_WORK TO DO_
Tally the lines of the listing that contain the string "component". Give the number and nothing else.

_MATERIAL PROVIDED_

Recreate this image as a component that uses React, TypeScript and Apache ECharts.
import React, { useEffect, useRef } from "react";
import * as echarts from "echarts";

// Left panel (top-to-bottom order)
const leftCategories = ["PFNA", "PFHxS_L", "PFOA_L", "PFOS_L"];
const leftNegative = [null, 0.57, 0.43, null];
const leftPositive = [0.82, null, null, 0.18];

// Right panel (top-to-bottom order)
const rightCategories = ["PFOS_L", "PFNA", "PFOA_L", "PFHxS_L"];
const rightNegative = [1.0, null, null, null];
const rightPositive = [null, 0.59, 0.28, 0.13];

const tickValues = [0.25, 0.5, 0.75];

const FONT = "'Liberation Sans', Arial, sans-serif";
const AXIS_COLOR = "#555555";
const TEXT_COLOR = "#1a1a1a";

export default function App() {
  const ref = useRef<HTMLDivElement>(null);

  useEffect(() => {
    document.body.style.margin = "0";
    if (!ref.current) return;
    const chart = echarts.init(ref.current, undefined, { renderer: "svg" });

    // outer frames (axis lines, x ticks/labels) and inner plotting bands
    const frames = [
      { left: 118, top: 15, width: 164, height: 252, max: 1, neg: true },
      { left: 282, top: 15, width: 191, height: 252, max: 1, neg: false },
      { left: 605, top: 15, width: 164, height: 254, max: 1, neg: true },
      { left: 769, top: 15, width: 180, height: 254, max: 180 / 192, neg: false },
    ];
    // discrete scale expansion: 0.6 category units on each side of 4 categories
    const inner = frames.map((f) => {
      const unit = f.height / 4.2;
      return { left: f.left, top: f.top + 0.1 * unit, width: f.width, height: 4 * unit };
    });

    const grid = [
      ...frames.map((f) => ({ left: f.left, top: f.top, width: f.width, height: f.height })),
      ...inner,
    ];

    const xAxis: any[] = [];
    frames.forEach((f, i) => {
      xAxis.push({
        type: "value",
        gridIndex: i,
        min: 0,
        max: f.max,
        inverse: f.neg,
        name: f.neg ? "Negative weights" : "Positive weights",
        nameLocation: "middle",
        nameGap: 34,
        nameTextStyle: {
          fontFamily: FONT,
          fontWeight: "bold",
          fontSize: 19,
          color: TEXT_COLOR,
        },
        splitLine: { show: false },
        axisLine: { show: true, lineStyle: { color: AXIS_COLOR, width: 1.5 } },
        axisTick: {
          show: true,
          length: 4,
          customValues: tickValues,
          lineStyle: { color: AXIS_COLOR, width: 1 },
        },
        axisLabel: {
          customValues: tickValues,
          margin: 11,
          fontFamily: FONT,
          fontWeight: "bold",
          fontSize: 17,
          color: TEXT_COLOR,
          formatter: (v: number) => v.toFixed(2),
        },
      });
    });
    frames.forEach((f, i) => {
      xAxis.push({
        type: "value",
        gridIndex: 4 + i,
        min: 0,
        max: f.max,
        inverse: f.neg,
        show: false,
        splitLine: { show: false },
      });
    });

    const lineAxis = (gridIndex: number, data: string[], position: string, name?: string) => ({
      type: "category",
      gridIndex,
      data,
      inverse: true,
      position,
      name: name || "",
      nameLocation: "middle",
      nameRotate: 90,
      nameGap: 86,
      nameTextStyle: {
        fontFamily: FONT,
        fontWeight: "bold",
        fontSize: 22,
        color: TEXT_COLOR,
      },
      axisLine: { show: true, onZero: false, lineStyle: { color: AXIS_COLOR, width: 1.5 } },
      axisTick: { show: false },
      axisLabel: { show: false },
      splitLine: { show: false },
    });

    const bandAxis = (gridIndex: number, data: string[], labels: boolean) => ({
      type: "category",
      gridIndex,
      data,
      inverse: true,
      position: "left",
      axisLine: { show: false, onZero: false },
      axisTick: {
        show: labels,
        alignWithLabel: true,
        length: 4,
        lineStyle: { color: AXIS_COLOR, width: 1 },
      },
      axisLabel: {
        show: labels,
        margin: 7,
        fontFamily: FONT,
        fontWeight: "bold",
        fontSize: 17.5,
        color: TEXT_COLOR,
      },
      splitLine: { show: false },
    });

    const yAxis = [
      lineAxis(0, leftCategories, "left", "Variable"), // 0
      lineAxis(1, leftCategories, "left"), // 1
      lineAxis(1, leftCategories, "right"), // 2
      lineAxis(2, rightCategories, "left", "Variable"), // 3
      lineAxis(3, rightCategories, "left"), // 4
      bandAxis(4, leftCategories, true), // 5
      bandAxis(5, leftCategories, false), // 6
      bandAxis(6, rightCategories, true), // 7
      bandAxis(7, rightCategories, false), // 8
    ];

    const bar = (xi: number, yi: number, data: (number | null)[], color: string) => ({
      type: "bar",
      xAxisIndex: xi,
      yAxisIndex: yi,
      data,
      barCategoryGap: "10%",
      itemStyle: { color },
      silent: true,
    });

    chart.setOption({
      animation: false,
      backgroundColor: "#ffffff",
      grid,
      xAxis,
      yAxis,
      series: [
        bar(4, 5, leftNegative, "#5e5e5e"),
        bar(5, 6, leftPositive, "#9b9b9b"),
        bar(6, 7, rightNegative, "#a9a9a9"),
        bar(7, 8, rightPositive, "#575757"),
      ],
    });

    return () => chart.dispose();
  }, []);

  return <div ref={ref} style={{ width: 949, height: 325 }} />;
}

---

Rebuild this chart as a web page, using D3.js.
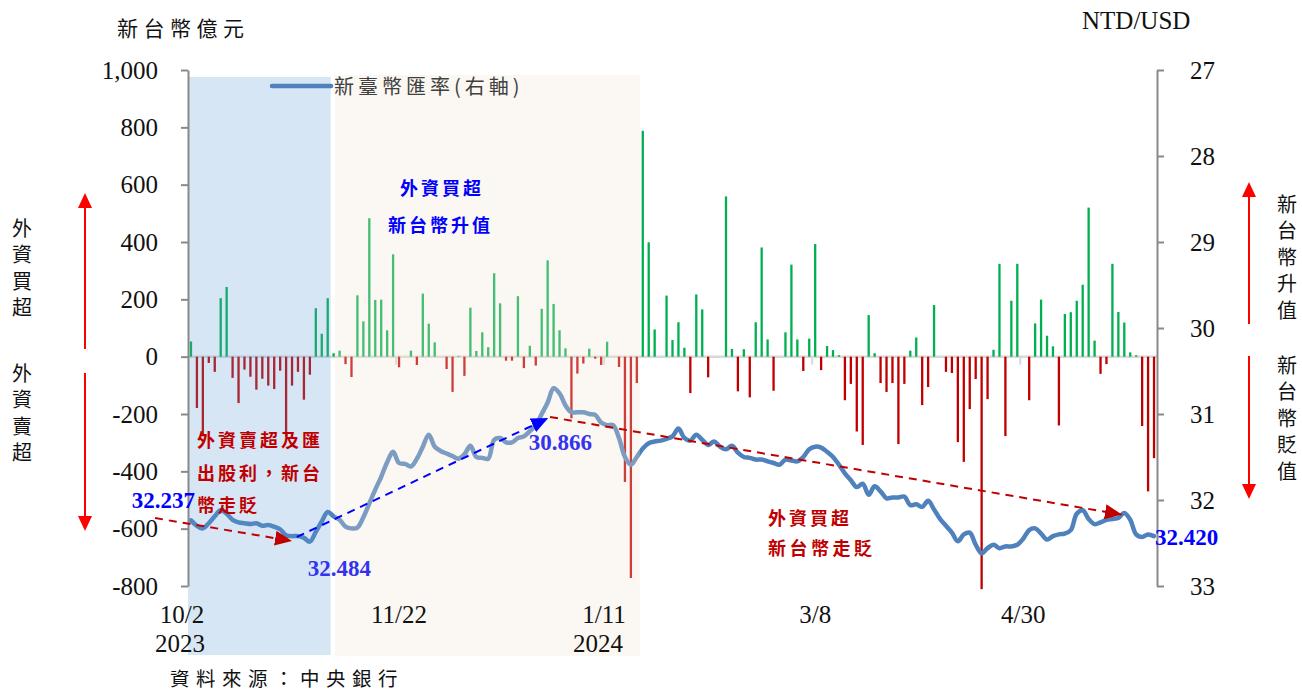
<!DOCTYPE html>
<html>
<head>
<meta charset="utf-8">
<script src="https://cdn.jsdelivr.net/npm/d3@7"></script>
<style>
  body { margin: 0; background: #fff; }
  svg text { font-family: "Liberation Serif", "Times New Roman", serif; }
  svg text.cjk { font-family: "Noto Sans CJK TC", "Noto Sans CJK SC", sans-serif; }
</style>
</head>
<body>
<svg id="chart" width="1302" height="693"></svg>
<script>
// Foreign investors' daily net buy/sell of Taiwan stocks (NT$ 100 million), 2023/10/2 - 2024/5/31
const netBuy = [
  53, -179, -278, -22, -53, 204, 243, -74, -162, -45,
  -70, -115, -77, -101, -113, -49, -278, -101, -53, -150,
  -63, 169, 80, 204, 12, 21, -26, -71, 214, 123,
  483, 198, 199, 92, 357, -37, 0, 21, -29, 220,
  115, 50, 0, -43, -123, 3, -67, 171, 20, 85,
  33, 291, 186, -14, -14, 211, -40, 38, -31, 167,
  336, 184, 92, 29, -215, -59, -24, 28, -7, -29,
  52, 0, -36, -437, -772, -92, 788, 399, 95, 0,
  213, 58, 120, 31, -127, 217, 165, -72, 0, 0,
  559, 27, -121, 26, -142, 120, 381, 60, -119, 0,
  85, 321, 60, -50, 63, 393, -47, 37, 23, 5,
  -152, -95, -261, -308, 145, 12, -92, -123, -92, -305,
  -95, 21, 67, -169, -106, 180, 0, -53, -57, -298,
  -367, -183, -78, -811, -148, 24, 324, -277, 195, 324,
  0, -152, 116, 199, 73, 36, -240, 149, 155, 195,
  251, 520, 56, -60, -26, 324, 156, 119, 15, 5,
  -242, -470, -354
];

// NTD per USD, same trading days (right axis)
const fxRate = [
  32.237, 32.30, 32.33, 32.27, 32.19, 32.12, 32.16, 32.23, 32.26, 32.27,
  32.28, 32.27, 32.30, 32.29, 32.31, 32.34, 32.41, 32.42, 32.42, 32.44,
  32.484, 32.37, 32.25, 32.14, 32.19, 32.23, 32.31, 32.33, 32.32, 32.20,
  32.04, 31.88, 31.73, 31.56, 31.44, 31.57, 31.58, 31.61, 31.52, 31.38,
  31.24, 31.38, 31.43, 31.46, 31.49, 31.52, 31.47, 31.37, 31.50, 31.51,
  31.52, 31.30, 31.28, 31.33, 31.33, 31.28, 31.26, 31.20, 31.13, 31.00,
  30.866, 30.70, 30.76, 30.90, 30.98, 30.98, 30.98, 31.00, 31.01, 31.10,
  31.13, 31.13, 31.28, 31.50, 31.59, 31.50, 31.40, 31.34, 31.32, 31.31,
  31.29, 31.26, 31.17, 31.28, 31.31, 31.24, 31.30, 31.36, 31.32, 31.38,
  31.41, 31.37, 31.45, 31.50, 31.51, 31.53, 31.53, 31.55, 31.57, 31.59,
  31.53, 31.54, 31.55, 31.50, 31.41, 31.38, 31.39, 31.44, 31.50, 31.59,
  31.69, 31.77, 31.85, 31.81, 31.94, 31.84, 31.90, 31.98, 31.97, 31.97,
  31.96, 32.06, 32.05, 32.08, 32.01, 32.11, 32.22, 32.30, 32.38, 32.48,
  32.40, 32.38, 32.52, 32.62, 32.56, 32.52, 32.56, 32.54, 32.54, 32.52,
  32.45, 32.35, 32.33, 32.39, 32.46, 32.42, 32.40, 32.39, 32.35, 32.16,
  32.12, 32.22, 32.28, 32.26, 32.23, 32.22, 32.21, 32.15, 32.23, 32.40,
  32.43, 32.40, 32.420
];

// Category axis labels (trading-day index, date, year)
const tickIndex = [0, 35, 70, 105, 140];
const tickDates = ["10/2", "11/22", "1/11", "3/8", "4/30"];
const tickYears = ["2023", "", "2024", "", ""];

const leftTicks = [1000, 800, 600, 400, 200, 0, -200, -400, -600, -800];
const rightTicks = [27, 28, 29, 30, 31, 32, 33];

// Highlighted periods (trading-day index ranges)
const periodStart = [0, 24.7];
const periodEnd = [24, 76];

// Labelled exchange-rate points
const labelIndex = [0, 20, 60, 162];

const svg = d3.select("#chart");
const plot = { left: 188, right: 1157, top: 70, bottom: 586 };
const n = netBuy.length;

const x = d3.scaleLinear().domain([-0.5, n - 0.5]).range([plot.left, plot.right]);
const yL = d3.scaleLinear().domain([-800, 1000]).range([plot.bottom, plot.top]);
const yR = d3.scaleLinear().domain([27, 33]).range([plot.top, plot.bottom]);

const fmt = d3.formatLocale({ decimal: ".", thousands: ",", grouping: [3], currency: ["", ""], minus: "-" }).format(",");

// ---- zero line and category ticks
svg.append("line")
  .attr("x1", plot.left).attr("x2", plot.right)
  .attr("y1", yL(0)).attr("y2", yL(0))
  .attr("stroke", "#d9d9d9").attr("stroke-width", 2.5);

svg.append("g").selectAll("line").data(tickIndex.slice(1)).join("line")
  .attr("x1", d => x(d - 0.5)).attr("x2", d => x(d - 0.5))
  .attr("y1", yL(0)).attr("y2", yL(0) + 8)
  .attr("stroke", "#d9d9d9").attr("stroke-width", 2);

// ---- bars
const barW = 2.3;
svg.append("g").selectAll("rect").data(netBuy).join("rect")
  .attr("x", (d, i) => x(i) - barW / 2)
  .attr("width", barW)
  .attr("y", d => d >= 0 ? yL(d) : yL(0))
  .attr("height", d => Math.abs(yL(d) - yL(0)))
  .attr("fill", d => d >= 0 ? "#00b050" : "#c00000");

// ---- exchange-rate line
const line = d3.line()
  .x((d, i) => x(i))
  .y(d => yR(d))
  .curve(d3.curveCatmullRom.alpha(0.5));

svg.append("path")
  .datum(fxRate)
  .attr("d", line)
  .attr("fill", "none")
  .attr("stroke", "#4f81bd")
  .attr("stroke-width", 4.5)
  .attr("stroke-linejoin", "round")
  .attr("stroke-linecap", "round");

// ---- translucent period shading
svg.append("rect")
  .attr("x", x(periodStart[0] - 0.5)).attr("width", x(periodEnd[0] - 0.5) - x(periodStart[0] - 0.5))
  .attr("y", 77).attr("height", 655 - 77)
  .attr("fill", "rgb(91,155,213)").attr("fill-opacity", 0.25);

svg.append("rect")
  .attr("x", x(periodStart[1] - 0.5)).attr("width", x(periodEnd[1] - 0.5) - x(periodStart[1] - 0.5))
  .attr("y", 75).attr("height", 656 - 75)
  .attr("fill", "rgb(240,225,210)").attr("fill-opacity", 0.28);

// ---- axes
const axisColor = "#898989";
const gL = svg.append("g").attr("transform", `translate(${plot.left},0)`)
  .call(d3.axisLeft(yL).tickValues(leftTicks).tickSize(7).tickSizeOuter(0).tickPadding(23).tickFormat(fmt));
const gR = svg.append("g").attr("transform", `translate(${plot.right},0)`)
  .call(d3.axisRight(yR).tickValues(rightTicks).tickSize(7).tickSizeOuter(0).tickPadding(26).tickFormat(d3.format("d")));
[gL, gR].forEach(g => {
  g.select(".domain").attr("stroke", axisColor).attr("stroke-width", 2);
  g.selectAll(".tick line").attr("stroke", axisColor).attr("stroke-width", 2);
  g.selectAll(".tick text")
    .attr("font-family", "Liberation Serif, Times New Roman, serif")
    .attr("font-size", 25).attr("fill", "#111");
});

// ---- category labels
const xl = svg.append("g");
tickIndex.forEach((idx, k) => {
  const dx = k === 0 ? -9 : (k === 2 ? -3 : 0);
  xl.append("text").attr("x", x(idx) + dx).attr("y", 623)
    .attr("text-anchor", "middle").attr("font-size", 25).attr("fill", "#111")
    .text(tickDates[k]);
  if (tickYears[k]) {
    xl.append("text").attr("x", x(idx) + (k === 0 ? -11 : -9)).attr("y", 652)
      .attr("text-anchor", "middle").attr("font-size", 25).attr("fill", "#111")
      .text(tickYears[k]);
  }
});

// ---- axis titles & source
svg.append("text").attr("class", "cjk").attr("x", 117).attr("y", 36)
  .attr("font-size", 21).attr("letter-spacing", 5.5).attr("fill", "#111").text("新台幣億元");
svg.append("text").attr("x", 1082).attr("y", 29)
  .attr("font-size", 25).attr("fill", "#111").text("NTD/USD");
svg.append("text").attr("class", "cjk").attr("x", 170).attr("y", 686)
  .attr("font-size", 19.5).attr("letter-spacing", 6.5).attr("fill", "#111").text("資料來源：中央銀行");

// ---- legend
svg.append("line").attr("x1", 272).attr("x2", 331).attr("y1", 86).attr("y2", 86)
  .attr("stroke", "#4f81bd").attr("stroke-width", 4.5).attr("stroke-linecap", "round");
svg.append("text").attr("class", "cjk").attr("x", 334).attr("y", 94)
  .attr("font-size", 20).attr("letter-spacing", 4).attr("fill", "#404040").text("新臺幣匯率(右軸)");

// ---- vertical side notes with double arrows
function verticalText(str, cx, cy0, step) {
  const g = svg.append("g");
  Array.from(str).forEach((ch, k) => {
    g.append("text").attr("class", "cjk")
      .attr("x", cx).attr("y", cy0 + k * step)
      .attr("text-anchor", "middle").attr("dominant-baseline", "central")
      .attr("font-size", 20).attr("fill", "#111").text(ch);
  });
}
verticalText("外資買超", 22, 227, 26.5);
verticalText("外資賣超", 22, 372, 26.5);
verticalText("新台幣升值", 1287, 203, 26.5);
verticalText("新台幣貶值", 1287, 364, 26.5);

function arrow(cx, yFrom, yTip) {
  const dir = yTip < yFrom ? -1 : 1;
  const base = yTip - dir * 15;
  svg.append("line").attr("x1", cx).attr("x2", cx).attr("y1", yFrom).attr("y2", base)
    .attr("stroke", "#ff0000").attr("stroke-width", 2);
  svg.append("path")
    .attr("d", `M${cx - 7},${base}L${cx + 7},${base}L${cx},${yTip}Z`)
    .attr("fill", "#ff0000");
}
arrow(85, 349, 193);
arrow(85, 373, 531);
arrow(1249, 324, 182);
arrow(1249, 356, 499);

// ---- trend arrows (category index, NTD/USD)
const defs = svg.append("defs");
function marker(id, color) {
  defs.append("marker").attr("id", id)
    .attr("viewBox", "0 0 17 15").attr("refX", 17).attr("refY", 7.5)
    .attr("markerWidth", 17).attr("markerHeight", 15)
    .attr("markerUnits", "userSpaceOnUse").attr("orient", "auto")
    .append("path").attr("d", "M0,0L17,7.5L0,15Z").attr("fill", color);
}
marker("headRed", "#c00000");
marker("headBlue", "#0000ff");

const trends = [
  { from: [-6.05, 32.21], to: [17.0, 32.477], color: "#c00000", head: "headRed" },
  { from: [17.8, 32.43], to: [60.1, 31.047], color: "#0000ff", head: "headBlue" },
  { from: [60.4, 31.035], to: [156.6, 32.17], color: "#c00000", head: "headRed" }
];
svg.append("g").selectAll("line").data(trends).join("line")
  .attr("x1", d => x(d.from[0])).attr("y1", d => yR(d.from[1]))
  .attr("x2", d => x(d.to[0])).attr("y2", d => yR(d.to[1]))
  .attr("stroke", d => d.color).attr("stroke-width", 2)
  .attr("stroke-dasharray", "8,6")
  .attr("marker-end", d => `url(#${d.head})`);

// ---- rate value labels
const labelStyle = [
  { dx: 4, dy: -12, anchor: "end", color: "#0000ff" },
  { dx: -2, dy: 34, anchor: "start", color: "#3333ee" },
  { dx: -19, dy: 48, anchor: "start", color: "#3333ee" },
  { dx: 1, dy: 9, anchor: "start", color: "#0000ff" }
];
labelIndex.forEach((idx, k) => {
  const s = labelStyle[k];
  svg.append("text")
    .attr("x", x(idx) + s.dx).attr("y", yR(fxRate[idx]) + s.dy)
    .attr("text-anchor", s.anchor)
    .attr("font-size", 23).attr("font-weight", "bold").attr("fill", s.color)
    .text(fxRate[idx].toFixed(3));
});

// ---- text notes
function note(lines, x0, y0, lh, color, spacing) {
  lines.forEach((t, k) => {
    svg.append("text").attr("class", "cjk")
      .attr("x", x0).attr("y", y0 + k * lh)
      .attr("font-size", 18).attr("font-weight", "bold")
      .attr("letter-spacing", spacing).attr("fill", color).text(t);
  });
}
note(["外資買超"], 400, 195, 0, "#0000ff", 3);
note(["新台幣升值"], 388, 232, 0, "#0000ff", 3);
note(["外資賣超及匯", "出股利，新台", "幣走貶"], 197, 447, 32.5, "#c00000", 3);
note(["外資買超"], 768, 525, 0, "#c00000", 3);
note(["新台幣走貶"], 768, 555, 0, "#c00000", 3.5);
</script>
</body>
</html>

* * *

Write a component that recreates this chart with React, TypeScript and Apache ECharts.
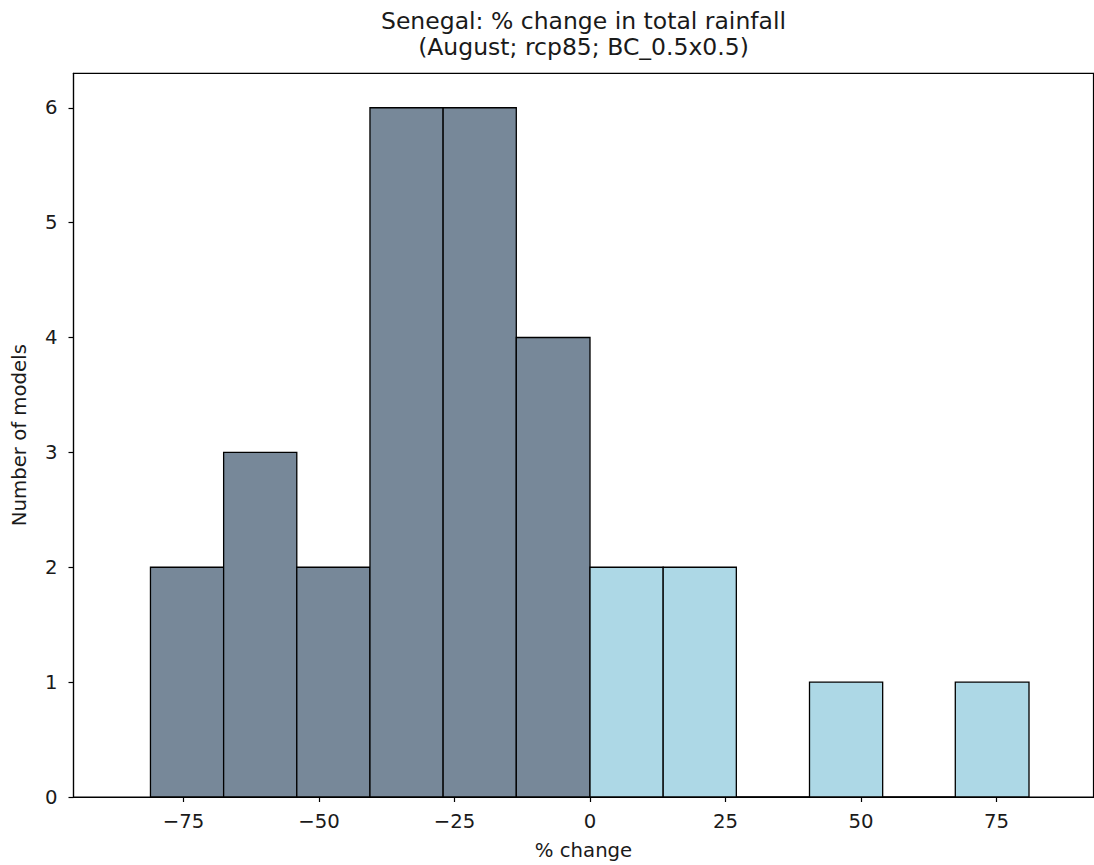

_ANSWER TO THE PROBLEM_
2